▶ Exercise aim
Retype, please, the listing from its opening line through the line that contains "xTickText = ['-2','-1,5','-1','-0,5','0','0,5','1','1,5','2'];", both included, without the pictures.

((

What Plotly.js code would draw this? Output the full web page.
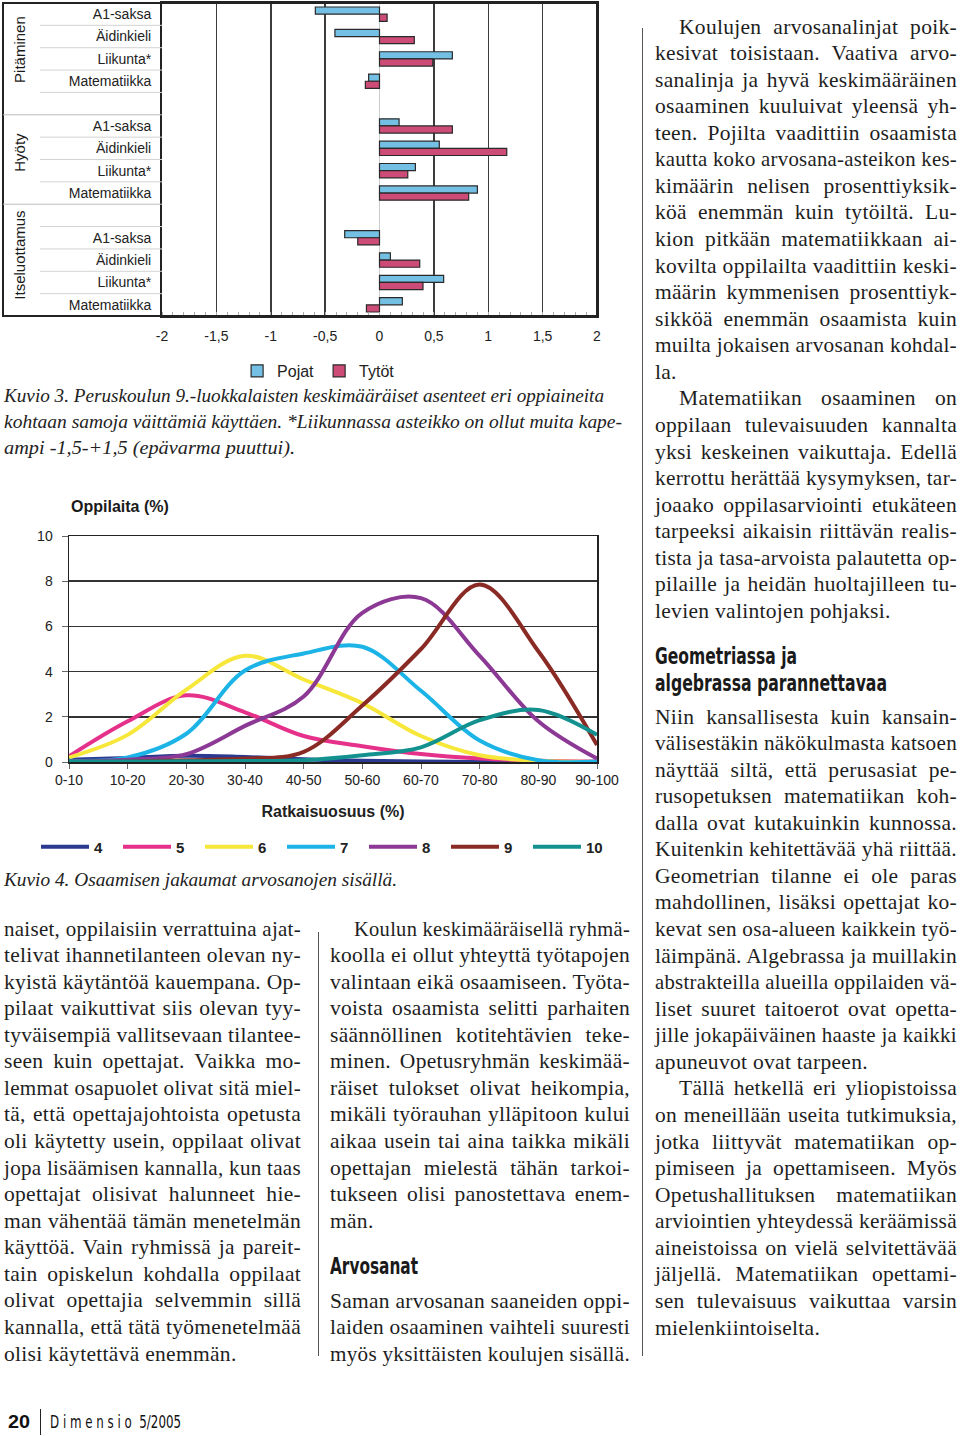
<!DOCTYPE html>
<html><head><meta charset="utf-8">
<script src="https://cdn.plot.ly/plotly-3.0.1.min.js"></script>
<style>
html,body{margin:0;padding:0;background:#fff;}
body{width:960px;height:1436px;position:relative;overflow:hidden;}
.chart{position:absolute;}
.ln{position:absolute;height:27px;line-height:27px;white-space:nowrap;text-align:justify;text-align-last:left;
  font-family:"Liberation Serif",serif;font-size:21.5px;letter-spacing:0.3px;color:#1e1e1e;}
.cap{position:absolute;white-space:nowrap;font-family:"Liberation Serif",serif;font-style:italic;font-size:19.5px;color:#222;line-height:24px;}
.hd{position:absolute;white-space:nowrap;font-family:"DejaVu Sans Condensed","DejaVu Sans",sans-serif;font-stretch:condensed;font-weight:bold;font-size:23px;color:#1a1a1a;line-height:26px;}
.rule{position:absolute;background:#555;width:1px;}
.foot{position:absolute;white-space:nowrap;font-family:"DejaVu Sans Condensed","DejaVu Sans",sans-serif;color:#111;}
</style>
</head><body>
<div id="c1" class="chart" style="left:0;top:0;width:620px;height:390px;"></div>
<div id="c2" class="chart" style="left:0;top:480px;width:640px;height:400px;"></div>
<script>
// ---------- Kuvio 3 data ----------
const rowLabels = ['A1-saksa','Äidinkieli','Liikunta*','Matematiikka','',
                   'A1-saksa','Äidinkieli','Liikunta*','Matematiikka','',
                   'A1-saksa','Äidinkieli','Liikunta*','Matematiikka'];
const groupNames = ['Pitäminen','Hyöty','Itseluottamus'];
const groupCenters = [1.6, 6.2, 10.8];
const pojat = [-0.59,-0.41,0.67,-0.10,null, 0.18,0.55,0.33,0.90,null, -0.32,0.10,0.59,0.21];
const tytot = [0.07,0.32,0.49,-0.13,null, 0.67,1.17,0.26,0.82,null, -0.20,0.37,0.40,-0.12];
const barSeries = ['Pojat','Tytöt'];
const xTickVals = [-2,-1.5,-1,-0.5,0,0.5,1,1.5,2];
const xTickText = ['-2','-1,5','-1','-0,5','0','0,5','1','1,5','2'];

// ---------- Kuvio 4 data ----------
const bins = ['0-10','10-20','20-30','30-40','40-50','50-60','60-70','70-80','80-90','90-100'];
const grades = ['4','5','6','7','8','9','10'];
const g4  = [0.10,0.18,0.28,0.22,0.12,0.05,0.02,0.00,0.00,0.00];
const g5  = [0.25,1.80,2.95,2.20,1.15,0.70,0.35,0.15,0.06,0.02];
const g6  = [0.20,1.20,3.20,4.70,3.65,2.60,1.15,0.30,0.05,0.00];
const g7  = [0.05,0.20,1.25,4.05,4.80,5.10,3.15,0.95,0.08,0.02];
const g8  = [0.03,0.10,0.35,1.60,2.90,6.60,7.25,4.70,1.80,0.15];
const g9  = [0.00,0.02,0.08,0.15,0.45,2.50,5.00,7.85,4.90,0.75];
const g10 = [0.02,0.02,0.03,0.04,0.08,0.30,0.65,1.85,2.30,1.20];
const gradeSeries = [g4,g5,g6,g7,g8,g9,g10];
const gradeColors = ['#2b3990','#e5318a','#f6e73a','#1cb3e6','#8c3895','#8a2a24','#13918f'];

const sans = 'Liberation Sans, Arial, sans-serif';

// ---------- Chart 1 ----------
(function(){
  const W = 620, H = 390, L = 162, R = 23, T = 3, B = 73;
  const pw = W - L - R;
  const rows = rowLabels.map((_, i) => i);
  const n = rows.length;
  const traces = [
    {type:'bar', orientation:'h', name:barSeries[0], y:rows, x:pojat,
     marker:{color:'#74c0e4', line:{color:'#2a2a2a', width:1.2}}, hoverinfo:'x'},
    {type:'bar', orientation:'h', name:barSeries[1], y:rows, x:tytot,
     marker:{color:'#cc4b77', line:{color:'#2a2a2a', width:1.2}}, hoverinfo:'x'}
  ];
  const frameX0 = (3 - L) / pw, subX0 = (40 - L) / pw;
  const shapes = [{type:'rect', xref:'paper', yref:'paper', x0:frameX0, x1:1, y0:0, y1:1,
                   line:{color:'#222', width:2}, layer:'above'}];
  for (let k = 0; k < n - 1; k++) {
    const full = (k === 4 || k === 8);
    const yy = (n - 1 - k) / n;
    shapes.push({type:'line', xref:'paper', yref:'paper', x0: full ? frameX0 : subX0, x1:0, y0:yy, y1:yy,
      line:{color: full ? '#bdbdbd' : '#d3d3d3', width:1}});
  }
  const annotations = groupNames.map((g, i) => ({
    text:g, xref:'paper', yref:'y', x:(20 - L) / pw, y:groupCenters[i], textangle:-90,
    showarrow:false, font:{family:sans, size:15, color:'#1a1a1a'}, xanchor:'center', yanchor:'middle'}));
  const layout = {
    width:W, height:H, margin:{l:L, r:R, t:T, b:B},
    paper_bgcolor:'rgba(0,0,0,0)', plot_bgcolor:'#fff',
    barmode:'group', bargap:0.36, bargroupgap:0,
    font:{family:sans, size:14, color:'#222'},
    xaxis:{range:[-2,2], tickmode:'array', tickvals:xTickVals, ticktext:xTickText,
      showgrid:true, gridcolor:'#3c3c3c', gridwidth:1.5, zeroline:true, zerolinecolor:'#cccccc', zerolinewidth:1,
      showline:true, mirror:true, linecolor:'#222', linewidth:2, ticks:'', ticklabelstandoff:6,
      minor:{tickmode:'linear', tick0:0, dtick:0.1, ticks:'inside', ticklen:4, tickcolor:'#aaa', showgrid:false},
      tickfont:{size:14}, fixedrange:true},
    yaxis:{range:[n - 0.5, -0.5], tickmode:'array', tickvals:rows, ticktext:rowLabels,
      showgrid:false, zeroline:false, showline:true, mirror:true, linecolor:'#222', linewidth:2,
      ticks:'', ticklabelstandoff:6, tickfont:{size:14}, fixedrange:true},
    legend:{orientation:'h', x:0.36, xanchor:'center', y:-(371 - 317) / (H - T - B), yanchor:'middle',
      font:{size:16}, itemwidth:30, traceorder:'normal'},
    shapes:shapes, annotations:annotations, showlegend:true
  };
  Plotly.newPlot('c1', traces, layout, {displayModeBar:false, staticPlot:true});
})();

// ---------- Chart 2 ----------
(function(){
  const W = 640, H = 400, L = 69, R = 43, T = 56, B = 118;
  const pw = W - L - R, ph = H - T - B;
  const traces = grades.map((g, i) => ({
    type:'scatter', mode:'lines', name:g, x:bins, y:gradeSeries[i],
    line:{color:gradeColors[i], width:4, shape:'spline', smoothing:1}, hoverinfo:'y'}));
  const layout = {
    width:W, height:H, margin:{l:L, r:R, t:T, b:B},
    paper_bgcolor:'rgba(0,0,0,0)', plot_bgcolor:'#fff',
    font:{family:sans, size:14, color:'#222'},
    xaxis:{type:'category', range:[0, bins.length - 1], showgrid:false, zeroline:false,
      showline:true, mirror:true, linecolor:'#222', linewidth:1.5,
      ticks:'outside', ticklen:5, tickcolor:'#666', ticklabelstandoff:0, tickfont:{size:14},
      title:{text:'Ratkaisuosuus (%)', font:{size:16, weight:'bold'}, standoff:18}, fixedrange:true},
    yaxis:{range:[0,10], dtick:2, showgrid:true, gridcolor:'#333', gridwidth:1.5, zeroline:false,
      showline:true, mirror:true, linecolor:'#222', linewidth:1.5,
      ticks:'outside', ticklen:6, tickcolor:'#666', ticklabelstandoff:6, tickfont:{size:14}, fixedrange:true},
    legend:{orientation:'h', x:(36 - L) / pw, xanchor:'left', y:-(847 - 762) / ph, yanchor:'middle',
      entrywidth:19, entrywidthmode:'pixels', itemwidth:48, font:{size:15, weight:'bold'}},
    annotations:[{text:'Oppilaita (%)', xref:'paper', yref:'paper', x:0, y:1 + (56 - 26) / ph,
      xanchor:'left', yanchor:'middle', showarrow:false, font:{family:sans, size:16, weight:'bold', color:'#1a1a1a'}}],
    showlegend:true
  };
  Plotly.newPlot('c2', traces, layout, {displayModeBar:false, staticPlot:true});
})();

// ---------- Text ----------
const LH = 26.57;
function textLine(text, x, yc, W, opts) {
  opts = opts || {};
  const d = document.createElement('div');
  d.className = 'ln';
  const indent = opts.indent ? 24 : 0;
  d.style.left = (x + indent) + 'px';
  d.style.top = (yc - 13.5) + 'px';
  d.style.width = (W - indent) + 'px';
  const s = document.createElement('span');
  s.textContent = text;
  d.appendChild(s);
  document.body.appendChild(d);
  const avail = W - indent;
  const nat = s.getBoundingClientRect().width;
  if (nat > avail) {
    s.style.display = 'inline-block';
    s.style.transformOrigin = '0 50%';
    s.style.transform = 'scaleX(' + (avail / nat) + ')';
  } else if (!opts.last) {
    d.style.textAlignLast = 'justify';
  }
}
function column(lines, x, y0, W) {
  lines.forEach((t, i) => {
    let indent = false, last = false;
    if (t[0] === '>') { indent = true; t = t.slice(1); }
    if (t[t.length - 1] === '|') { last = true; t = t.slice(0, -1); }
    textLine(t, x, y0 + i * LH, W, {indent, last});
  });
}
function fitted(cls, text, x, yc, target, extraStyle) {
  const d = document.createElement('div');
  d.className = cls;
  d.textContent = text;
  if (extraStyle) Object.assign(d.style, extraStyle);
  d.style.left = x + 'px';
  document.body.appendChild(d);
  const r = d.getBoundingClientRect();
  d.style.top = (yc - r.height / 2) + 'px';
  d.style.transformOrigin = '0 50%';
  d.style.transform = 'scaleX(' + (target / r.width) + ')';
}

const rightA = [
'>Koulujen arvosanalinjat poik-','kesivat toisistaan. Vaativa arvo-','sanalinja ja hyvä keskimääräinen',
'osaaminen kuuluivat yleensä yh-','teen. Pojilta vaadittiin osaamista','kautta koko arvosana-asteikon kes-',
'kimäärin nelisen prosenttiyksik-','köä enemmän kuin tytöiltä. Lu-','kion pitkään matematiikkaan ai-',
'kovilta oppilailta vaadittiin keski-','määrin kymmenisen prosenttiyk-','sikköä enemmän osaamista kuin',
'muilta jokaisen arvosanan kohdal-','la.|','>Matematiikan osaaminen on','oppilaan tulevaisuuden kannalta',
'yksi keskeinen vaikuttaja. Edellä','kerrottu herättää kysymyksen, tar-','joaako oppilasarviointi etukäteen',
'tarpeeksi aikaisin riittävän realis-','tista ja tasa-arvoista palautetta op-','pilaille ja heidän huoltajilleen tu-',
'levien valintojen pohjaksi.|'];
const rightB = [
'Niin kansallisesta kuin kansain-','välisestäkin näkökulmasta katsoen','näyttää siltä, että perusasiat pe-',
'rusopetuksen matematiikan koh-','dalla ovat kutakuinkin kunnossa.','Kuitenkin kehitettävää yhä riittää.',
'Geometrian tilanne ei ole paras','mahdollinen, lisäksi opettajat ko-','kevat sen osa-alueen kaikkein työ-',
'läimpänä. Algebrassa ja muillakin','abstrakteilla alueilla oppilaiden vä-','liset suuret taitoerot ovat opetta-',
'jille jokapäiväinen haaste ja kaikki','apuneuvot ovat tarpeen.|','>Tällä hetkellä eri yliopistoissa',
'on meneillään useita tutkimuksia,','jotka liittyvät matematiikan op-','pimiseen ja opettamiseen. Myös',
'Opetushallituksen matematiikan','arviointien yhteydessä keräämissä','aineistoissa on vielä selvitettävää',
'jäljellä. Matematiikan opettami-','sen tulevaisuus vaikuttaa varsin','mielenkiintoiselta.|'];
const leftCol = [
'naiset, oppilaisiin verrattuina ajat-','telivat ihannetilanteen olevan ny-','kyistä käytäntöä kauempana. Op-',
'pilaat vaikuttivat siis olevan tyy-','tyväisempiä vallitsevaan tilantee-','seen kuin opettajat. Vaikka mo-',
'lemmat osapuolet olivat sitä miel-','tä, että opettajajohtoista opetusta','oli käytetty usein, oppilaat olivat',
'jopa lisäämisen kannalla, kun taas','opettajat olisivat halunneet hie-','man vähentää tämän menetelmän',
'käyttöä. Vain ryhmissä ja pareit-','tain opiskelun kohdalla oppilaat','olivat opettajia selvemmin sillä',
'kannalla, että tätä työmenetelmää','olisi käytettävä enemmän.|'];
const midA = [
'>Koulun keskimääräisellä ryhmä-','koolla ei ollut yhteyttä työtapojen','valintaan eikä osaamiseen. Työta-',
'voista osaamista selitti parhaiten','säännöllinen kotitehtävien teke-','minen. Opetusryhmän keskimää-',
'räiset tulokset olivat heikompia,','mikäli työrauhan ylläpitoon kului','aikaa usein tai aina taikka mikäli',
'opettajan mielestä tähän tarkoi-','tukseen olisi panostettava enem-','män.|'];
const midB = ['Saman arvosanan saaneiden oppi-','laiden osaaminen vaihteli suuresti','myös yksittäisten koulujen sisällä.'];

column(rightA, 655, 27, 302);
column(rightB, 655, 717, 302);
column(leftCol, 4, 929, 297);
column(midA, 330, 929, 300);
column(midB, 330, 1301, 300);

fitted('hd', 'Geometriassa ja', 655, 656, 142);
fitted('hd', 'algebrassa parannettavaa', 655, 683, 232);
fitted('hd', 'Arvosanat', 330, 1266, 88);

fitted('cap', 'Kuvio 3. Peruskoulun 9.-luokkalaisten keskimääräiset asenteet eri oppiaineita', 4, 396, 600);
fitted('cap', 'kohtaan samoja väittämiä käyttäen. *Liikunnassa asteikko on ollut muita kape-', 4, 422, 618);
fitted('cap', 'ampi -1,5-+1,5 (epävarma puuttui).', 4, 448, 291);
fitted('cap', 'Kuvio 4. Osaamisen jakaumat arvosanojen sisällä.', 4, 880, 393);

// rules
[[642, 28, 1328], [318, 932, 424]].forEach(r => {
  const d = document.createElement('div'); d.className = 'rule';
  d.style.left = r[0] + 'px'; d.style.top = r[1] + 'px'; d.style.height = r[2] + 'px';
  document.body.appendChild(d);
});
// footer
fitted('foot', '20', 8, 1422, 22, {fontWeight:'bold', fontSize:'19px', fontFamily:'"Liberation Sans",Arial,sans-serif'});
(function(){ const d = document.createElement('div'); d.className='rule';
  d.style.left='40px'; d.style.top='1409px'; d.style.height='26px'; d.style.background='#222'; document.body.appendChild(d); })();
fitted('foot', 'D i m e n s i o  5/2005', 50, 1422, 131, {fontSize:'17px', whiteSpace:'pre'});
</script>
</body></html>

))

▶ Response to this exercise
What Plotly.js code would draw this? Output the full web page.
<!DOCTYPE html>
<html><head><meta charset="utf-8">
<script src="https://cdn.plot.ly/plotly-3.0.1.min.js"></script>
<style>
html,body{margin:0;padding:0;background:#fff;}
body{width:960px;height:1436px;position:relative;overflow:hidden;}
.chart{position:absolute;}
.ln{position:absolute;height:27px;line-height:27px;white-space:nowrap;text-align:justify;text-align-last:left;
  font-family:"Liberation Serif",serif;font-size:21.5px;letter-spacing:0.3px;color:#1e1e1e;}
.cap{position:absolute;white-space:nowrap;font-family:"Liberation Serif",serif;font-style:italic;font-size:19.5px;color:#222;line-height:24px;}
.hd{position:absolute;white-space:nowrap;font-family:"DejaVu Sans Condensed","DejaVu Sans",sans-serif;font-stretch:condensed;font-weight:bold;font-size:23px;color:#1a1a1a;line-height:26px;}
.rule{position:absolute;background:#555;width:1px;}
.foot{position:absolute;white-space:nowrap;font-family:"DejaVu Sans Condensed","DejaVu Sans",sans-serif;color:#111;}
</style>
</head><body>
<div id="c1" class="chart" style="left:0;top:0;width:620px;height:390px;"></div>
<div id="c2" class="chart" style="left:0;top:480px;width:640px;height:400px;"></div>
<script>
// ---------- Kuvio 3 data ----------
const rowLabels = ['A1-saksa','Äidinkieli','Liikunta*','Matematiikka','',
                   'A1-saksa','Äidinkieli','Liikunta*','Matematiikka','',
                   'A1-saksa','Äidinkieli','Liikunta*','Matematiikka'];
const groupNames = ['Pitäminen','Hyöty','Itseluottamus'];
const groupCenters = [1.6, 6.2, 10.8];
const pojat = [-0.59,-0.41,0.67,-0.10,null, 0.18,0.55,0.33,0.90,null, -0.32,0.10,0.59,0.21];
const tytot = [0.07,0.32,0.49,-0.13,null, 0.67,1.17,0.26,0.82,null, -0.20,0.37,0.40,-0.12];
const barSeries = ['Pojat','Tytöt'];
const xTickVals = [-2,-1.5,-1,-0.5,0,0.5,1,1.5,2];
const xTickText = ['-2','-1,5','-1','-0,5','0','0,5','1','1,5','2'];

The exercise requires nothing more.